The introductory section on R is one of the best introductory sections I have read. It strikes an almost perfect balance between the programming and statistical features of R. I frequently recommend this initial chapter to colleagues who have research experience but are new to R. There are numerous graphs included in the examples in the text and although there is virtually no general discussion of producing graphs in R, each graph presented in this text includes the code required to reproduce it. This omission is a welcome one, as it allows the authors to focus more on statistical details. Readers looking for a more general discussion of how to produce graphs in R should consider Data Analysis and Graphing Using R.

Data Analysis and Graphics Using R – Maindonald and Braun (2003)

Title: Data Analysis and Graphics Using R: An Example-Based Approach
Author(s): John Maindonald; John Braun
Publisher/Date: Cambridge University Press/2003
Statistics level: Intermediate to advanced
Programming level: Beginner to intermediate
Overall recommendation: Highly recommended

Data Analysis and Graphics Using R (DAAG) covers an exceptionally large range of topics. Because of the book’s breadth, new and experienced R users alike will find the text helpful as a learning tool and resource, but it will be of most service to those who already have a basic understanding of statistics and the R system.

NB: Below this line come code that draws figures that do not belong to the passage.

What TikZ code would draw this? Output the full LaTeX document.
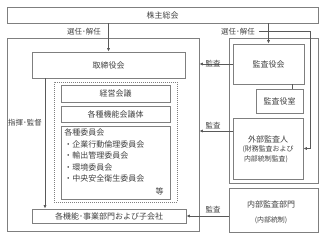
\documentclass[tikz,border=0pt]{standalone}
\usepackage{fontspec}
\setmainfont{Noto Sans CJK JP}
\usetikzlibrary{arrows.meta,calc}
\definecolor{GovLine}{HTML}{7F7F7F}
\definecolor{GovWire}{HTML}{595959}
\definecolor{GovText}{HTML}{404040}

\begin{document}
\begin{tikzpicture}[x=0.75pt,y=-0.75pt,
    box/.style 2 args={draw=GovLine,line width=0.7pt,inner sep=0pt,
      minimum width=#1*0.75pt,minimum height=#2*0.75pt,
      text=GovText,font=\fontsize{6}{7.5}\selectfont,align=center},
    wire/.style={GovWire,line width=0.6pt},
    tip/.style={-{Latex[length=2.6pt,width=2.4pt]}},
    tag/.style={text=GovText,font=\fontsize{5.6}{6.8}\selectfont,inner sep=0pt},
    item/.style={anchor=west,text=GovText,font=\fontsize{6}{7}\selectfont,inner sep=0pt}]
  \useasboundingbox (0,0) rectangle (331,236);

  \node[box={311}{16}] (soukai) at (162.5,15) {株主総会};

  \node[box={192}{193}] (boardarea) at (103,134.5) {};
  \node[box={153}{26}] (torishimari) at (108.5,65) {取締役会};
  \node[box={123}{120},line width=0.5pt,dash pattern=on 0.6pt off 0.9pt] (kaigitai) at (115.5,142) {};
  \node[box={109}{17}] (keiei) at (115.5,93.5) {経営会議};
  \node[box={109}{16}] (kinou) at (115.5,114) {各種機能会議体};
  \node[box={109}{73}] (iinkai) at (115.5,162.5) {};
  \node[item] (iin0) at (64,132) {各種委員会};
  \node[item] (iin1) at (64,144) {・企業行動倫理委員会};
  \node[item] (iin2) at (64,155.5) {・輸出管理委員会};
  \node[item] (iin3) at (64,167) {・環境委員会};
  \node[item] (iin4) at (64,178.5) {・中央安全衛生委員会};
  \node[item,anchor=east] (iin5) at (164,191) {等};
  \node[box={154}{14}] (bumon) at (109,216) {各機能･事業部門および子会社};

  \node[box={89}{145}] (auditarea) at (273.5,110.5) {};
  \node[box={71}{40}] (kansayakukai) at (268.5,64) {監査役会};
  \node[box={47}{24}] (yakushitsu) at (279.5,101) {監査役室};
  \node[box={70}{61}] (gaibu) at (268,148.5) {};
  \node[text=GovText,font=\fontsize{6}{7}\selectfont,inner sep=0pt] (gaibu1)
    at (268,139) {外部監査人};
  \node[text=GovText,font=\fontsize{5.2}{6}\selectfont,inner sep=0pt] (gaibu2)
    at (268,149) {(財務監査および};
  \node[text=GovText,font=\fontsize{5.2}{6}\selectfont,inner sep=0pt] (gaibu3)
    at (266,159) {内部統制監査)};
  \node[box={89}{44}] (naibu) at (273.5,210) {};
  \node[text=GovText,font=\fontsize{6}{7}\selectfont,inner sep=0pt] (naibu1)
    at (271,204) {内部監査部門};
  \node[text=GovText,font=\fontsize{5.2}{6}\selectfont,inner sep=0pt] (naibu2)
    at (271,220) {(内部統制)};

  \coordinate (branch) at (259,31);
  \coordinate (corner) at (310,31);

  \draw[wire,tip] (soukai.south -| torishimari.north) -- (torishimari.north);
  \draw[wire,tip] (soukai.south -| kansayakukai.north) -- (kansayakukai.north);
  \draw[wire,tip] (branch) -- (corner) |- (gaibu.east);
  \draw[wire] (kansayakukai.south -| 292,0) -- (yakushitsu.north -| 292,0);
  \draw[wire,tip] (kansayakukai.west) -- (kansayakukai.west -| boardarea.east);
  \draw[wire,tip] (gaibu.west |- 0,131) -- (boardarea.east |- 0,131);
  \draw[wire,tip] (naibu.west |- bumon.east) -- (bumon.east);
  \draw[wire,tip] (torishimari.south -| 45,0) -- (bumon.north -| 45,0);

  \node[tag] (sennin1) at (84,32) {選任･解任};
  \node[tag] (sennin2) at (238,32) {選任･解任};
  \node[tag] (kansa1) at (213,64) {監査};
  \node[tag] (kansa2) at (213,126) {監査};
  \node[tag] (kansa3) at (213,210) {監査};
  \node[tag] (shiki) at (25,123) {指揮･監督};
\end{tikzpicture}
\end{document}
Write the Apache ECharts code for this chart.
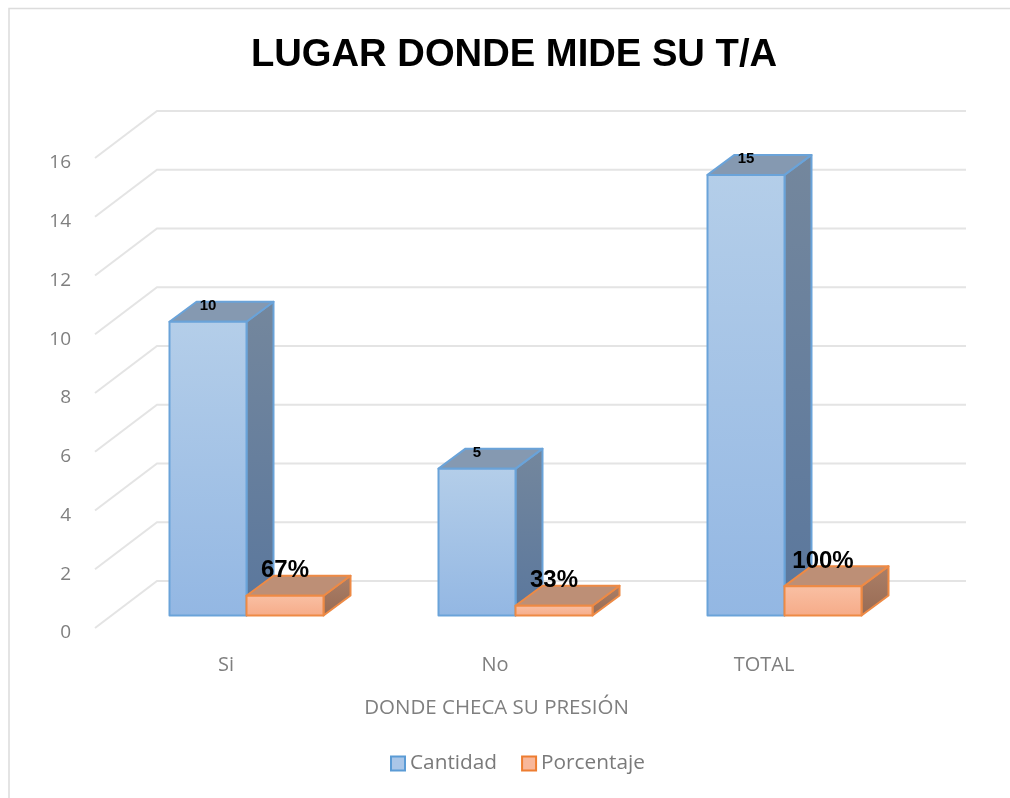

Although the text includes both an Introduction to R section (chapter one) and a discussion of the basics of quantitative data analysis (chapters two through four), these chapters will be most useful as overviews (or reviews for more experienced readers), as they lack the detail required to take a reader from no knowledge of these subjects to a functional understanding. For example, chapter one discusses importing data in .txt and .csv format, but the foreign package is not discussed until chapter fourteen – the final chapter of the book. In practice, .txt data structures are not common enough to justify relegating a discussion of the foreign package to the supplemental materials and a researcher stuck with a .sav or .dbf file would not leave chapter one with enough knowledge to import their data into R.

Chapters five through thirteen deal primarily with different flavors of regression techniques. These chapters are the truly valuable pieces of this work as each chapter covers one or two approaches in detail. The major analyses covered in this section include bivariate and multivariate regression, GLM and survival models, time-series analyses, repeated measures, classification trees, and factor analysis. As regression techniques are a core component of quantitative methods these chapters will be useful to many researchers across many industries and disciplines. Much of the discussion of graphing comes via diagnostic and exploratory techniques that are related to the analyses in this section.

As the subtitle suggests, examples of code accompany most significant discussions of analyses. Additionally, several full color plates of graphs are included in the appendices, allowing the authors to provide examples of color options.

DAAG is highly recommended for readers who have at least a basic understanding of quantitative analysis and at least some limited experience with R, however, more advanced readers will also find this book useful as a review and reference.